-- begin Available data --
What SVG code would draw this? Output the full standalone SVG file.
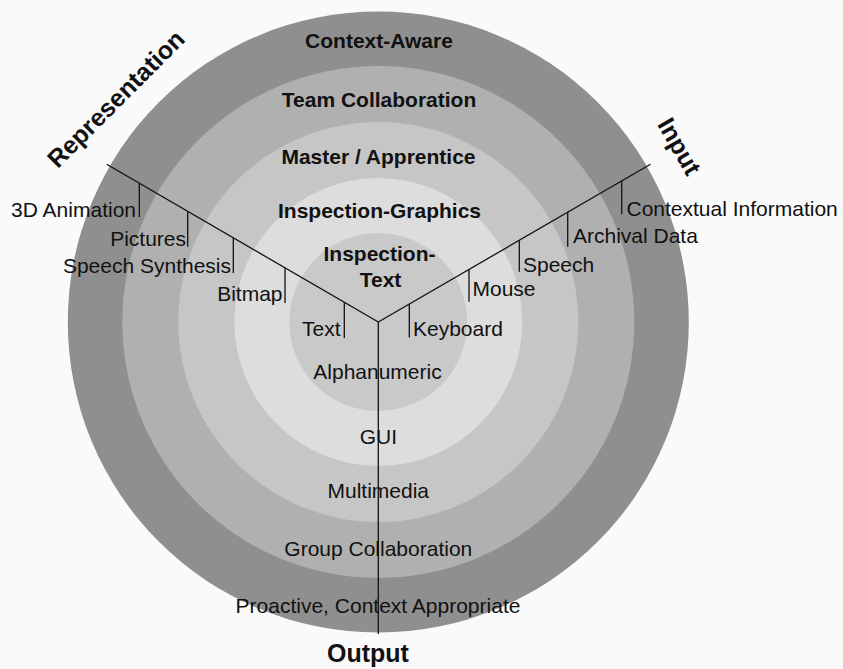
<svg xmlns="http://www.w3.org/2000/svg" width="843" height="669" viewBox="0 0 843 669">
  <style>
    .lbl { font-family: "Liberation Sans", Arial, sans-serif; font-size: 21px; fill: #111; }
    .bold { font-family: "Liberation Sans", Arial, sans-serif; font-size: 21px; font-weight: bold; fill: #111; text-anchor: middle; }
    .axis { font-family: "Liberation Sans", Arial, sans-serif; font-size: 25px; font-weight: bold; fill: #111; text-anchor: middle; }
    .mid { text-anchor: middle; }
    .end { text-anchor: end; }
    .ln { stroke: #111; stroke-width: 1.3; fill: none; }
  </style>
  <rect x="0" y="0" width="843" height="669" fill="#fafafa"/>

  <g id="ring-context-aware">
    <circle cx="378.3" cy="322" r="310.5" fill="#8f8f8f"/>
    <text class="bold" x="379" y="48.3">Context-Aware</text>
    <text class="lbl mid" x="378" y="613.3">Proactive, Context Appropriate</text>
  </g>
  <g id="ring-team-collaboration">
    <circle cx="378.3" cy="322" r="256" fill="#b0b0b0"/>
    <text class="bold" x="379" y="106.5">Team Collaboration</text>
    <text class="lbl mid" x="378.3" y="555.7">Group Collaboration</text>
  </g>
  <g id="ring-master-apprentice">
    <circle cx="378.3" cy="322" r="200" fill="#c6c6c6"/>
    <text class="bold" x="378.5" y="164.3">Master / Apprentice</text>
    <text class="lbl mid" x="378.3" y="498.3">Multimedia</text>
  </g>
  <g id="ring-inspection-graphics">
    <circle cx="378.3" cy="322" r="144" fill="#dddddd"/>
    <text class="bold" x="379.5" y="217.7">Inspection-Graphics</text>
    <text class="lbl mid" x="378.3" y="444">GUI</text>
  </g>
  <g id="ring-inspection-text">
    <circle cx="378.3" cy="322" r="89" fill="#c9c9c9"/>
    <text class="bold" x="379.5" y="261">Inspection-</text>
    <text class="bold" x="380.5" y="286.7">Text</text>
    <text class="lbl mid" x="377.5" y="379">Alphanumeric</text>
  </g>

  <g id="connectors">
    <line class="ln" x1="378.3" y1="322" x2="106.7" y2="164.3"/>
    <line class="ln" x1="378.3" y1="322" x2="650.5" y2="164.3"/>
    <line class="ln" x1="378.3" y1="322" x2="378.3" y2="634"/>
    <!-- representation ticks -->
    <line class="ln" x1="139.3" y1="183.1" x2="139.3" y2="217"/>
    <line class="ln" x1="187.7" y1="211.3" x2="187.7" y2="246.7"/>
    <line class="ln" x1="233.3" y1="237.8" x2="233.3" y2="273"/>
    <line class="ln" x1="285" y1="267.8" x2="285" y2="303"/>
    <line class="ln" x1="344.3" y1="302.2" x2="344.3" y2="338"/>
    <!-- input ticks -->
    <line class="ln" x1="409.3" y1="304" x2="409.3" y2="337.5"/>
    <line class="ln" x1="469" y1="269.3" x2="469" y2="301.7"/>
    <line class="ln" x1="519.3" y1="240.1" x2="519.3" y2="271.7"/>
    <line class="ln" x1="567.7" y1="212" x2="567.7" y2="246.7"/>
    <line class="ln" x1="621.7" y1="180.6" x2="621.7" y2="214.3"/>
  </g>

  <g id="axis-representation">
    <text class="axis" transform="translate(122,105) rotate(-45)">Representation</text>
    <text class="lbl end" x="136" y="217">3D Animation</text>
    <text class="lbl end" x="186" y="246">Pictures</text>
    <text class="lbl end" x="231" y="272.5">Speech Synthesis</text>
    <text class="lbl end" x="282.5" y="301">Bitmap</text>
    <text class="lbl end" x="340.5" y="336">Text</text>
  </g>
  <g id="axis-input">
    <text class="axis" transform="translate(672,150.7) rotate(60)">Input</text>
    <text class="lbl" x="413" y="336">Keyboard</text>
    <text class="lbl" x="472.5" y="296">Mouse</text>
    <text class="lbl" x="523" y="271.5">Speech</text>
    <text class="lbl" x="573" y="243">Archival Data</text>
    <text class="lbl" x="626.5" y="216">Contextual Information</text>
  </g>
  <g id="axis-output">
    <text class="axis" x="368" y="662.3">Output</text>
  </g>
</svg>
-- end Available data --
What you are asked to do: Reproduce every line exactly and omit all pictures.

Answer to this task:
What SVG code would draw this? Output the full standalone SVG file.
<svg xmlns="http://www.w3.org/2000/svg" width="843" height="669" viewBox="0 0 843 669">
  <style>
    .lbl { font-family: "Liberation Sans", Arial, sans-serif; font-size: 21px; fill: #111; }
    .bold { font-family: "Liberation Sans", Arial, sans-serif; font-size: 21px; font-weight: bold; fill: #111; text-anchor: middle; }
    .axis { font-family: "Liberation Sans", Arial, sans-serif; font-size: 25px; font-weight: bold; fill: #111; text-anchor: middle; }
    .mid { text-anchor: middle; }
    .end { text-anchor: end; }
    .ln { stroke: #111; stroke-width: 1.3; fill: none; }
  </style>
  <rect x="0" y="0" width="843" height="669" fill="#fafafa"/>

  <g id="ring-context-aware">
    <circle cx="378.3" cy="322" r="310.5" fill="#8f8f8f"/>
    <text class="bold" x="379" y="48.3">Context-Aware</text>
    <text class="lbl mid" x="378" y="613.3">Proactive, Context Appropriate</text>
  </g>
  <g id="ring-team-collaboration">
    <circle cx="378.3" cy="322" r="256" fill="#b0b0b0"/>
    <text class="bold" x="379" y="106.5">Team Collaboration</text>
    <text class="lbl mid" x="378.3" y="555.7">Group Collaboration</text>
  </g>
  <g id="ring-master-apprentice">
    <circle cx="378.3" cy="322" r="200" fill="#c6c6c6"/>
    <text class="bold" x="378.5" y="164.3">Master / Apprentice</text>
    <text class="lbl mid" x="378.3" y="498.3">Multimedia</text>
  </g>
  <g id="ring-inspection-graphics">
    <circle cx="378.3" cy="322" r="144" fill="#dddddd"/>
    <text class="bold" x="379.5" y="217.7">Inspection-Graphics</text>
    <text class="lbl mid" x="378.3" y="444">GUI</text>
  </g>
  <g id="ring-inspection-text">
    <circle cx="378.3" cy="322" r="89" fill="#c9c9c9"/>
    <text class="bold" x="379.5" y="261">Inspection-</text>
    <text class="bold" x="380.5" y="286.7">Text</text>
    <text class="lbl mid" x="377.5" y="379">Alphanumeric</text>
  </g>

  <g id="connectors">
    <line class="ln" x1="378.3" y1="322" x2="106.7" y2="164.3"/>
    <line class="ln" x1="378.3" y1="322" x2="650.5" y2="164.3"/>
    <line class="ln" x1="378.3" y1="322" x2="378.3" y2="634"/>
    <!-- representation ticks -->
    <line class="ln" x1="139.3" y1="183.1" x2="139.3" y2="217"/>
    <line class="ln" x1="187.7" y1="211.3" x2="187.7" y2="246.7"/>
    <line class="ln" x1="233.3" y1="237.8" x2="233.3" y2="273"/>
    <line class="ln" x1="285" y1="267.8" x2="285" y2="303"/>
    <line class="ln" x1="344.3" y1="302.2" x2="344.3" y2="338"/>
    <!-- input ticks -->
    <line class="ln" x1="409.3" y1="304" x2="409.3" y2="337.5"/>
    <line class="ln" x1="469" y1="269.3" x2="469" y2="301.7"/>
    <line class="ln" x1="519.3" y1="240.1" x2="519.3" y2="271.7"/>
    <line class="ln" x1="567.7" y1="212" x2="567.7" y2="246.7"/>
    <line class="ln" x1="621.7" y1="180.6" x2="621.7" y2="214.3"/>
  </g>

  <g id="axis-representation">
    <text class="axis" transform="translate(122,105) rotate(-45)">Representation</text>
    <text class="lbl end" x="136" y="217">3D Animation</text>
    <text class="lbl end" x="186" y="246">Pictures</text>
    <text class="lbl end" x="231" y="272.5">Speech Synthesis</text>
    <text class="lbl end" x="282.5" y="301">Bitmap</text>
    <text class="lbl end" x="340.5" y="336">Text</text>
  </g>
  <g id="axis-input">
    <text class="axis" transform="translate(672,150.7) rotate(60)">Input</text>
    <text class="lbl" x="413" y="336">Keyboard</text>
    <text class="lbl" x="472.5" y="296">Mouse</text>
    <text class="lbl" x="523" y="271.5">Speech</text>
    <text class="lbl" x="573" y="243">Archival Data</text>
    <text class="lbl" x="626.5" y="216">Contextual Information</text>
  </g>
  <g id="axis-output">
    <text class="axis" x="368" y="662.3">Output</text>
  </g>
</svg>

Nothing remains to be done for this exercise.